With hardly any shops or hotels along the 230-kilometer trail, it’s helpful to prepare extra petrol and snacks. Some riders choose the more scenic spots to camp overnight: karst valleys, breathtaking bends, dense jungles and tranquil rivers. The views get better near Phong Nha, as the landscape of the world heritage national park starts to unfold.
Ta Nang-Phan Dung trekking route. Photo by VnExpress/Hieu Nguyen
Ta Nang – Phan Dung
The 55-kilometer-long Ta Nang-Phan Dung route took the life of a 32-year-old female trekker last October, yet stunning pictures of the diverse terrain still draw hundreds of enthusiasts to the area. The route starts from the central highland province of Lam Dong, passes the mountainous Ninh Thuan then ends in the coastal Binh Thuan.
The 48-hour trek takes you through dense jungles and small rivers that can flood during the wet season, but the rewards are heavenly views of grasslands and sand dunes.
Cay Men Beach, Nam Du island. Photo by trungydang under Creative Commons Attribution 3.0 Unported license
Nam Du Archipelago
Off the southwest coast of Vietnam, Nam Du Archipelago boasts 21 unspoiled islands and islets in the Gulf of Thailand, which is still largely a secret to Vietnamese and foreigners alike.
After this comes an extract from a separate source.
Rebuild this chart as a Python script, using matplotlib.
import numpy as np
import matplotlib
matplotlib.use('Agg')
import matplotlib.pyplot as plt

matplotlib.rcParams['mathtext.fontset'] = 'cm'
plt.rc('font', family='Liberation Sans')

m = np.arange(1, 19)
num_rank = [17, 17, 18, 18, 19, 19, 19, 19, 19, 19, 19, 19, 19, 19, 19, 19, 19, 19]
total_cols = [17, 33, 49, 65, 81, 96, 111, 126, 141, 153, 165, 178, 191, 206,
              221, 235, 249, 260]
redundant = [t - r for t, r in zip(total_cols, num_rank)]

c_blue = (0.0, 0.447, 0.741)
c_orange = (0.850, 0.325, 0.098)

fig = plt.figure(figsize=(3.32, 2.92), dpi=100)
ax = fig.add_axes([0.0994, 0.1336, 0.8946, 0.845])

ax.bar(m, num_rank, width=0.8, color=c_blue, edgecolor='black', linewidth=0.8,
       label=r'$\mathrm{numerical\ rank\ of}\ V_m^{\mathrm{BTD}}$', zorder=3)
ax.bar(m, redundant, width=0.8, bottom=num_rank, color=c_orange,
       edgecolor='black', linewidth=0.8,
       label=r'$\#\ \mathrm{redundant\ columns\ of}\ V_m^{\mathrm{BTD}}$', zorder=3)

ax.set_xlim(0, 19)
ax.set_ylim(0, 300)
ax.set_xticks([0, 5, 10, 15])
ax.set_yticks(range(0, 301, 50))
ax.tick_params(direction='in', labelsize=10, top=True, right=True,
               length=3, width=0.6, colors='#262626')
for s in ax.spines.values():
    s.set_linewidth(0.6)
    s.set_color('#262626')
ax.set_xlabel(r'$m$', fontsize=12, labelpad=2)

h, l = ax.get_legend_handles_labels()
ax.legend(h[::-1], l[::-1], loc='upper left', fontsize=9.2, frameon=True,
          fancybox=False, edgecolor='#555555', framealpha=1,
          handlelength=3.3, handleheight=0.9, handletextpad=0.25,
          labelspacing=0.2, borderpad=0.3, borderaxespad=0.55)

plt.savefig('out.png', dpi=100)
After a 7-hour journey from Saigon to Rach Gia City, and a 2-hour speedboat ride to Nam Du Port, visitors can enjoy pristine beaches, seafood fresh off the boat and long, languid afternoons spent swinging in hammocks.
The journey doesn’t seem too arduous, but for foreigners, like many military-controlled areas across Vietnam, Nam Du is especially difficult, if not impossible to get to.
“As far as I know now, [Kien Giang Province] still does not allow foreigners to visit certain islands, like Nam Du,” Mr.Hai from Kien Giang Tourism and Trade Investment Promotion told VnExpress International last February, adding that those with a clear purpose like business or study can request special permission.
As far as Vietnam’s bureaucracy goes, anyone can try their luck with ‘a clear purpose’. Yet if unsuccessful, there’re still the far-flung islets of Phu Quoc nearby, which can stun first-timer visitors looking for the perfect hideaway.